# [Given instruction]
Carry none of the pictures over; write out the complete data exactly.

══ Given data ══

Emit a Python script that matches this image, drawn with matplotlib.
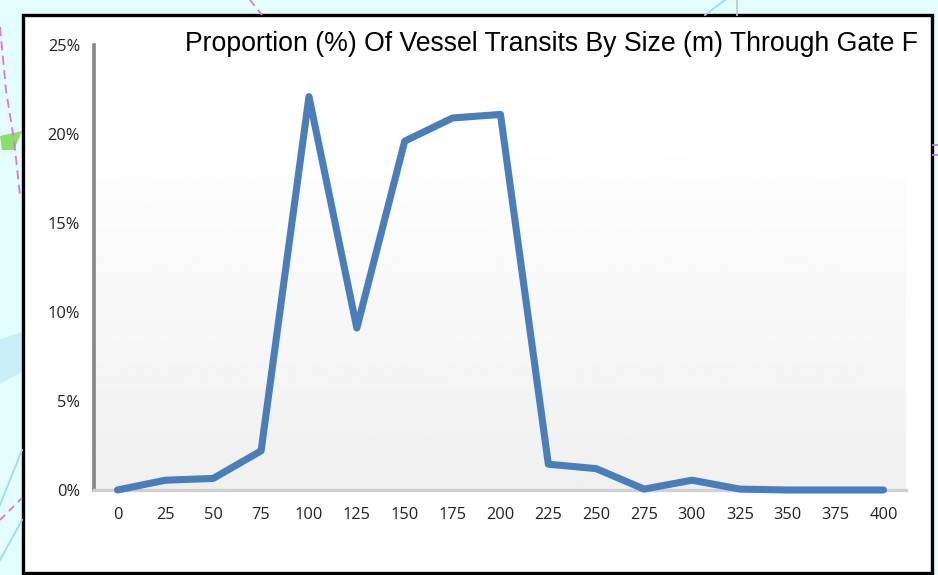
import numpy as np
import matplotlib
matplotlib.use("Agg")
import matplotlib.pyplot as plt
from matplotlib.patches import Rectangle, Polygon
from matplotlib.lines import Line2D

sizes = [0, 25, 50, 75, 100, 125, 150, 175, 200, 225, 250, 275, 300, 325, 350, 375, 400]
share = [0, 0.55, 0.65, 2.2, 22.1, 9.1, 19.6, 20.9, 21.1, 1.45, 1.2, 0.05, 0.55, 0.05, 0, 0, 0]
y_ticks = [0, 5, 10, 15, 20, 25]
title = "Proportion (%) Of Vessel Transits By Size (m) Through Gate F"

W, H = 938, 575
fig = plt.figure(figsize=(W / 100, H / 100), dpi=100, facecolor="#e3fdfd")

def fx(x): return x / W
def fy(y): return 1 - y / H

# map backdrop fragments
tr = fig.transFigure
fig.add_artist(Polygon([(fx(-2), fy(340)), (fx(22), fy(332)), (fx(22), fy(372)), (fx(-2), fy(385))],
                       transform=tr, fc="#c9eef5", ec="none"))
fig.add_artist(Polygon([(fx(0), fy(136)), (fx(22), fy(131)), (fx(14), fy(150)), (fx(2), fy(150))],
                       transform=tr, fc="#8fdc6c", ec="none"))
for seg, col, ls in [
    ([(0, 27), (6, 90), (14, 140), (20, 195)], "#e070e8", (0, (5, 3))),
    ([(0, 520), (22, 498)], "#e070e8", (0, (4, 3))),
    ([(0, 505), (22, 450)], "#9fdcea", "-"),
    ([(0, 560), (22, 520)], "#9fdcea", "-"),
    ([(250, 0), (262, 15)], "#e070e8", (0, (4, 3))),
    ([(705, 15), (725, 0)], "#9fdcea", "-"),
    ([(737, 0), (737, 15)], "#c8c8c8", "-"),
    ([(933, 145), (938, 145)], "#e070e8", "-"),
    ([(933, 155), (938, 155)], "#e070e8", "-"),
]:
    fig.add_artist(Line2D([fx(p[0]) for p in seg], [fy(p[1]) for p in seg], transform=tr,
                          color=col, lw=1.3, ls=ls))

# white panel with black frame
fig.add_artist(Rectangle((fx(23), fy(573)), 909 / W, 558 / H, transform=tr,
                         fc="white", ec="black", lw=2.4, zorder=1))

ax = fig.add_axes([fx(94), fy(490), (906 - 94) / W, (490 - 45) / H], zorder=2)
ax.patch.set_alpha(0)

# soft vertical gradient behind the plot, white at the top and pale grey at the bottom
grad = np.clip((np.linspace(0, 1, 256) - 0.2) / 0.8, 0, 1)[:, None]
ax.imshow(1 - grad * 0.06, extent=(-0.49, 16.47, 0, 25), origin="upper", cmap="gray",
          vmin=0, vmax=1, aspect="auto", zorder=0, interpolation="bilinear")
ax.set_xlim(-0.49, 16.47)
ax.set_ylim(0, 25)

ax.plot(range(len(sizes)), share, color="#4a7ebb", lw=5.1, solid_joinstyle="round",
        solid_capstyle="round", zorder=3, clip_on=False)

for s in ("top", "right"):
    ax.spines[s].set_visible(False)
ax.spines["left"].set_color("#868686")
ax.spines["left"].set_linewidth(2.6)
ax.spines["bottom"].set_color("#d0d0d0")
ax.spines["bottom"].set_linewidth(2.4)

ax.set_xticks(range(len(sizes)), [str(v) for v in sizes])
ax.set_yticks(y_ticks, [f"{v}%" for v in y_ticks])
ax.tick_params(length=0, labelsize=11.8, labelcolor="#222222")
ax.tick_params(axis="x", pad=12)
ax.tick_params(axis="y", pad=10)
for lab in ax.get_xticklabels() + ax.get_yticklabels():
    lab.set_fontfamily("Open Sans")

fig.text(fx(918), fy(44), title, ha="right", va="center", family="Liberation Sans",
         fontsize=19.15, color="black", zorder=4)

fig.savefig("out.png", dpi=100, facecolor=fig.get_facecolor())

═══

# [Solution to the exercise]
Emit a Python script that matches this image, drawn with matplotlib.
import numpy as np
import matplotlib
matplotlib.use("Agg")
import matplotlib.pyplot as plt
from matplotlib.patches import Rectangle, Polygon
from matplotlib.lines import Line2D

sizes = [0, 25, 50, 75, 100, 125, 150, 175, 200, 225, 250, 275, 300, 325, 350, 375, 400]
share = [0, 0.55, 0.65, 2.2, 22.1, 9.1, 19.6, 20.9, 21.1, 1.45, 1.2, 0.05, 0.55, 0.05, 0, 0, 0]
y_ticks = [0, 5, 10, 15, 20, 25]
title = "Proportion (%) Of Vessel Transits By Size (m) Through Gate F"

W, H = 938, 575
fig = plt.figure(figsize=(W / 100, H / 100), dpi=100, facecolor="#e3fdfd")

def fx(x): return x / W
def fy(y): return 1 - y / H

# map backdrop fragments
tr = fig.transFigure
fig.add_artist(Polygon([(fx(-2), fy(340)), (fx(22), fy(332)), (fx(22), fy(372)), (fx(-2), fy(385))],
                       transform=tr, fc="#c9eef5", ec="none"))
fig.add_artist(Polygon([(fx(0), fy(136)), (fx(22), fy(131)), (fx(14), fy(150)), (fx(2), fy(150))],
                       transform=tr, fc="#8fdc6c", ec="none"))
for seg, col, ls in [
    ([(0, 27), (6, 90), (14, 140), (20, 195)], "#e070e8", (0, (5, 3))),
    ([(0, 520), (22, 498)], "#e070e8", (0, (4, 3))),
    ([(0, 505), (22, 450)], "#9fdcea", "-"),
    ([(0, 560), (22, 520)], "#9fdcea", "-"),
    ([(250, 0), (262, 15)], "#e070e8", (0, (4, 3))),
    ([(705, 15), (725, 0)], "#9fdcea", "-"),
    ([(737, 0), (737, 15)], "#c8c8c8", "-"),
    ([(933, 145), (938, 145)], "#e070e8", "-"),
    ([(933, 155), (938, 155)], "#e070e8", "-"),
]:
    fig.add_artist(Line2D([fx(p[0]) for p in seg], [fy(p[1]) for p in seg], transform=tr,
                          color=col, lw=1.3, ls=ls))

# white panel with black frame
fig.add_artist(Rectangle((fx(23), fy(573)), 909 / W, 558 / H, transform=tr,
                         fc="white", ec="black", lw=2.4, zorder=1))

ax = fig.add_axes([fx(94), fy(490), (906 - 94) / W, (490 - 45) / H], zorder=2)
ax.patch.set_alpha(0)

# soft vertical gradient behind the plot, white at the top and pale grey at the bottom
grad = np.clip((np.linspace(0, 1, 256) - 0.2) / 0.8, 0, 1)[:, None]
ax.imshow(1 - grad * 0.06, extent=(-0.49, 16.47, 0, 25), origin="upper", cmap="gray",
          vmin=0, vmax=1, aspect="auto", zorder=0, interpolation="bilinear")
ax.set_xlim(-0.49, 16.47)
ax.set_ylim(0, 25)

ax.plot(range(len(sizes)), share, color="#4a7ebb", lw=5.1, solid_joinstyle="round",
        solid_capstyle="round", zorder=3, clip_on=False)

for s in ("top", "right"):
    ax.spines[s].set_visible(False)
ax.spines["left"].set_color("#868686")
ax.spines["left"].set_linewidth(2.6)
ax.spines["bottom"].set_color("#d0d0d0")
ax.spines["bottom"].set_linewidth(2.4)

ax.set_xticks(range(len(sizes)), [str(v) for v in sizes])
ax.set_yticks(y_ticks, [f"{v}%" for v in y_ticks])
ax.tick_params(length=0, labelsize=11.8, labelcolor="#222222")
ax.tick_params(axis="x", pad=12)
ax.tick_params(axis="y", pad=10)
for lab in ax.get_xticklabels() + ax.get_yticklabels():
    lab.set_fontfamily("Open Sans")

fig.text(fx(918), fy(44), title, ha="right", va="center", family="Liberation Sans",
         fontsize=19.15, color="black", zorder=4)

fig.savefig("out.png", dpi=100, facecolor=fig.get_facecolor())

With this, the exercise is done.